Can Dinçer, İngiltere ile imzalanan Serbest Ticaret Anlaşmasının, Türkiye beyaz eşya üreticilerinin uluslararası rekabet gücünün korunması ve pandemi sonrası normale dönüşü hızlandırmak açısından önem taşıdığını belirtti. Toplantıda, İngiltere’nin diğer ülkelerle imzalayacağı anlaşmaların takip edilmesi, mevcut anlaşmanın küresel gelişmeler ve ihtiyaçlar doğrultusunda güncel tutulması gerektiği belirtildi.
Beyaz eşyanın temel girdisi olan yassı çelik temininde son dönemde yaşanan sıkıntıların beyaz eşya üretimini ve ihracatını olumsuz etkilediğine dikkat çeken TÜRKBESD Yönetim Kurulu Üyesi Mehmet Yavuz, ithal sıcak saca uygulanan vergiler nedeniyle piyasada bozulmalar yaşandığını ve fiyatların arttığını belirtti. Özellikle ihracatın öne çıktığı bir dönemde, girdi temininde yaşanan zorluklar maliyetleri artırıyor ve üretimi riske sokuyor.
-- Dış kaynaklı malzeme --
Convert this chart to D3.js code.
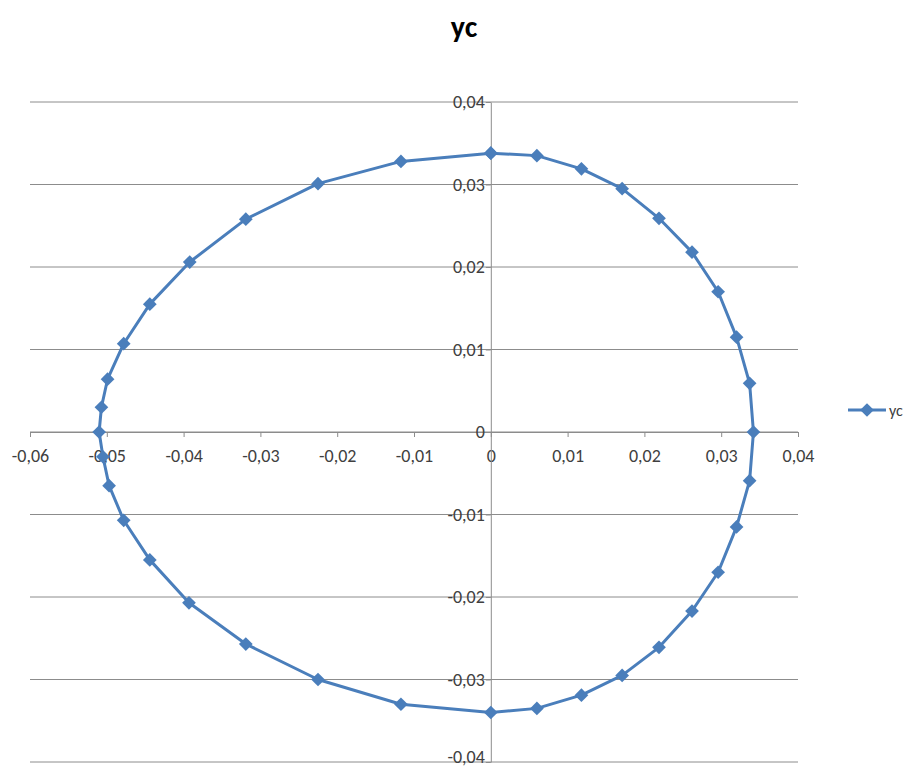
<!DOCTYPE html>
<html>
<head>
<meta charset="utf-8">
<script src="https://cdn.jsdelivr.net/npm/d3@7"></script>
<style>
  body { margin: 0; background: #fff; }
  .tick text { font-family: Calibri, Carlito, "Liberation Sans", Arial, sans-serif; }
</style>
</head>
<body>
<div id="chart"></div>
<script>
// values, in order round the curve
const xc = [0, 0.006, 0.0118, 0.0171, 0.0219, 0.0262, 0.0296, 0.032, 0.0337, 0.0342,
  0.0337, 0.032, 0.0296, 0.0262, 0.0219, 0.0171, 0.0118, 0.006, 0,
  -0.0117, -0.0225, -0.0319, -0.0393, -0.0444, -0.0478, -0.0497, -0.0505, -0.051,
  -0.0507, -0.0499, -0.0478, -0.0444, -0.0392, -0.0319, -0.0225, -0.0117, 0]
const yc = [0.0338, 0.0335, 0.0319, 0.0295, 0.0259, 0.0218, 0.017, 0.0115, 0.0059, 0,
  -0.0059, -0.0115, -0.017, -0.0217, -0.0261, -0.0295, -0.0319, -0.0335, -0.034,
  -0.033, -0.03, -0.0257, -0.0207, -0.0155, -0.0107, -0.0065, -0.003, 0,
  0.003, 0.0064, 0.0107, 0.0155, 0.0206, 0.0258, 0.0301, 0.0328, 0.0338]
const xTicks = [-0.06, -0.05, -0.04, -0.03, -0.02, -0.01, 0, 0.01, 0.02, 0.03, 0.04]
const yTicks = [-0.04, -0.03, -0.02, -0.01, 0, 0.01, 0.02, 0.03, 0.04]
const seriesName = "yc"

const data = xc.map(function(d, i){ return {x: d, y: yc[i]} })

const loc = d3.formatLocale({decimal: ",", thousands: ".", grouping: [3], currency: ["", ""], minus: "-"})
const fmt = function(v){ return Math.abs(v) < 1e-9 ? "0" : loc.format(".2f")(v) }

const svg = d3.select("#chart").append("svg")
    .attr("width", 911)
    .attr("height", 769)

const xScale = d3.scaleLinear().domain([-0.06, 0.04]).range([30, 798])
const yScale = d3.scaleLinear().domain([-0.04, 0.04]).range([762, 102])

svg.append("text")
    .attr("x", 464).attr("y", 37)
    .attr("text-anchor", "middle")
    .attr("font-family", "Calibri, Carlito, 'Liberation Sans', Arial, sans-serif")
    .attr("font-weight", "bold")
    .attr("font-size", 30)
    .attr("fill", "#000")
    .text(seriesName)

// horizontal gridlines
svg.append("g")
    .selectAll("line").data(yTicks).enter()
    .append("line")
    .attr("x1", xScale(-0.06)).attr("x2", xScale(0.04))
    .attr("y1", function(d){ return yScale(d) }).attr("y2", function(d){ return yScale(d) })
    .attr("stroke", "#8c8c8c")
    .attr("stroke-width", 1)

// x axis at y=0
const xAxis = svg.append("g")
    .attr("transform", "translate(0," + yScale(0) + ")")
    .call(d3.axisBottom(xScale).tickValues(xTicks).tickFormat(fmt).tickSize(5).tickSizeOuter(0))
xAxis.select(".domain").attr("stroke", "#8c8c8c")
xAxis.selectAll(".tick line").attr("stroke", "#8c8c8c")
xAxis.selectAll(".tick text").attr("font-size", 18).attr("fill", "#404040").attr("y", 17).attr("dy", "0.71em")

// y axis at x=0
const yAxis = svg.append("g")
    .attr("transform", "translate(" + xScale(0) + ",0)")
    .call(d3.axisLeft(yScale).tickValues(yTicks).tickFormat(fmt).tickSize(5).tickSizeOuter(0))
yAxis.select(".domain").attr("stroke", "#8c8c8c")
yAxis.selectAll(".tick line").attr("stroke", "#8c8c8c")
yAxis.selectAll(".tick text").attr("font-size", 18).attr("fill", "#404040").attr("x", -6)
// keep the last label inside the page
yAxis.selectAll(".tick text").filter(function(d){ return d === -0.04 }).attr("dy", "0.05em")

const line = d3.line()
    .x(function(d){ return xScale(d.x) })
    .y(function(d){ return yScale(d.y) })

svg.append("path")
    .datum(data)
    .attr("d", line)
    .attr("fill", "none")
    .attr("stroke", "#4a7ebb")
    .attr("stroke-width", 3)
    .attr("stroke-linejoin", "round")

const diamond = d3.symbol().type(d3.symbolDiamond2).size(120)
svg.append("g")
    .selectAll("path").data(data).enter()
    .append("path")
    .attr("d", diamond)
    .attr("transform", function(d){ return "translate(" + xScale(d.x) + "," + yScale(d.y) + ")" })
    .attr("fill", "#4a7ebb")

// legend
const legend = svg.append("g").attr("transform", "translate(848,410)")
legend.append("line")
    .attr("x1", 0).attr("x2", 38).attr("y1", 0).attr("y2", 0)
    .attr("stroke", "#4a7ebb").attr("stroke-width", 3)
legend.append("path")
    .attr("d", diamond)
    .attr("transform", "translate(19,0)")
    .attr("fill", "#4a7ebb")
legend.append("text")
    .attr("x", 41).attr("y", 6)
    .attr("font-family", "Calibri, Carlito, 'Liberation Sans', Arial, sans-serif")
    .attr("font-size", 16)
    .attr("fill", "#404040")
    .text(seriesName)
</script>
</body>
</html>
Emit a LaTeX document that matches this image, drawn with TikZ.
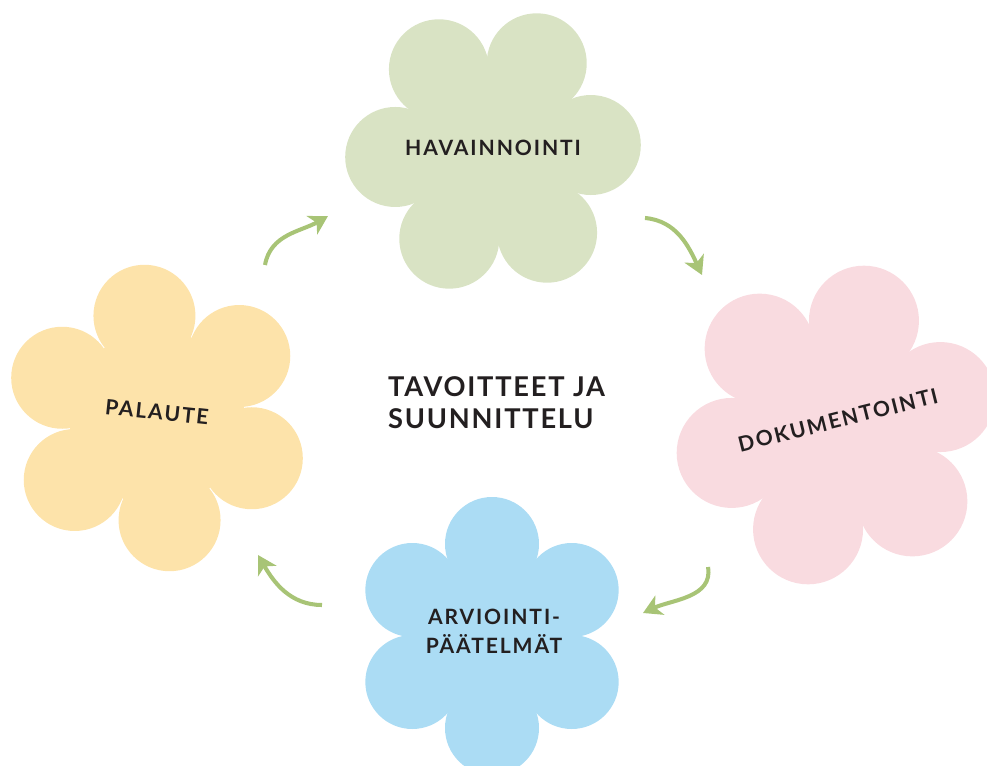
\documentclass[tikz,border=0pt]{standalone}
\usepackage{fontspec}
\setmainfont{Lato}
\usetikzlibrary{arrows.meta}
\definecolor{ink}{HTML}{231F20}
\definecolor{arrowgreen}{HTML}{A8C476}
\definecolor{havgreen}{HTML}{D9E3C4}
\definecolor{palyellow}{HTML}{FDE3AA}
\definecolor{dokpink}{HTML}{F9DBE0}
\definecolor{arvblue}{HTML}{ABDCF4}
\tikzset{
    flowertext/.style = {font = \bfseries\fontsize{12}{16.5}\selectfont\addfontfeatures{LetterSpace = 9}, text = ink, align = center},
    centertext/.style = {font = \bfseries\fontsize{15.5}{18.2}\selectfont\addfontfeatures{LetterSpace = 6.5}, text = ink, align = left},
    cyclearrow/.style = {draw = arrowgreen, line width = 2.3pt, -{Stealth[length = 10.5pt, width = 12pt, inset = 3pt]}}
}
\begin{document}
\begin{tikzpicture}[x = 0.02cm, y = 0.02cm]
            \useasboundingbox (0,0) rectangle (987,765);
            \clip (0,0) rectangle (987,765);
            % flowers: centre x / centre y / ring / petal radius / first petal angle / colour
            \foreach \cx/\cy/\rr/\pr/\st/\col in {493/614/98/50/3.5/havgreen, 836/340/108/55/15/dokpink, 492/129/92/47/30/arvblue, 157/347/103/51/37/palyellow} {
                \fill[\col] (\cx,\cy) circle[radius = 0.85*\rr];
                \foreach \k in {0, ..., 5} {
                    \fill[\col, shift = {(\cx,\cy)}] (\st+60*\k:\rr) circle[radius = \pr];
                }
            }
            \node[flowertext] (hav) at (493,617) {HAVAINNOINTI};
            \node[flowertext, rotate = 14] (dok) at (838,345) {DOKUMENTOINTI};
            \node[flowertext] (arv) at (494,134) {ARVIOINTI-\\PÄÄTELMÄT};
            \node[flowertext, rotate = -6] (pal) at (157,353) {PALAUTE};
            \node[centertext, anchor = west] (tav) at (382,362) {TAVOITTEET JA\\SUUNNITTELU};
            % arrows between the flowers
            \coordinate (a1) at (265,500);
            \coordinate (b1) at (328,549);
            \coordinate (a2) at (645,547);
            \coordinate (b2) at (702,490);
            \coordinate (a3) at (708,198);
            \coordinate (b3) at (643,152);
            \coordinate (a4) at (322,160);
            \coordinate (b4) at (258,210);
            \draw[cyclearrow] (a1) to[out = 80, in = 210] (b1);
            \draw[cyclearrow] (a2) to[out = -5, in = 115] (b2);
            \draw[cyclearrow] (a3) to[out = -80, in = 25] (b3);
            \draw[cyclearrow] (a4) to[out = 180, in = -60] (b4);
\end{tikzpicture}
\end{document}
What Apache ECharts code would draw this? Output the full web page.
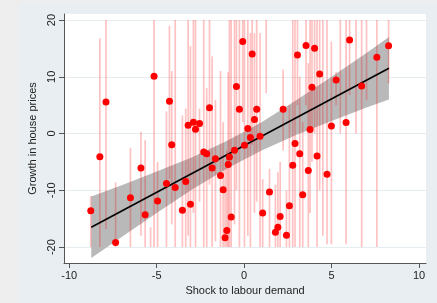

Avrupa Birliği tarafından uygulanan antidamping önleminin ardından, Türkiye’de yakın zamanda sıcak sac için açılan antidamping soruşturmasının endişe yarattığını ifade eden Mehmet Yavuz, “Sektörümüzün birinci ihracat pazarının AB olması sebebiyle, misilleme olarak algılanabilecek yaklaşımların ihracata olumsuz etki etme riski olduğunu düşünüyoruz,” dedi. Yönetim Kurulu Üyesi, önümüzdeki dönemde sektörün ihracat ve üretim rekabetçiliğinin olumsuz etkilenmemesi için yassı çelik ürünlerine uygulanan gümrük vergisi politikasının gözden geçirilmesi gerektiğini belirtti.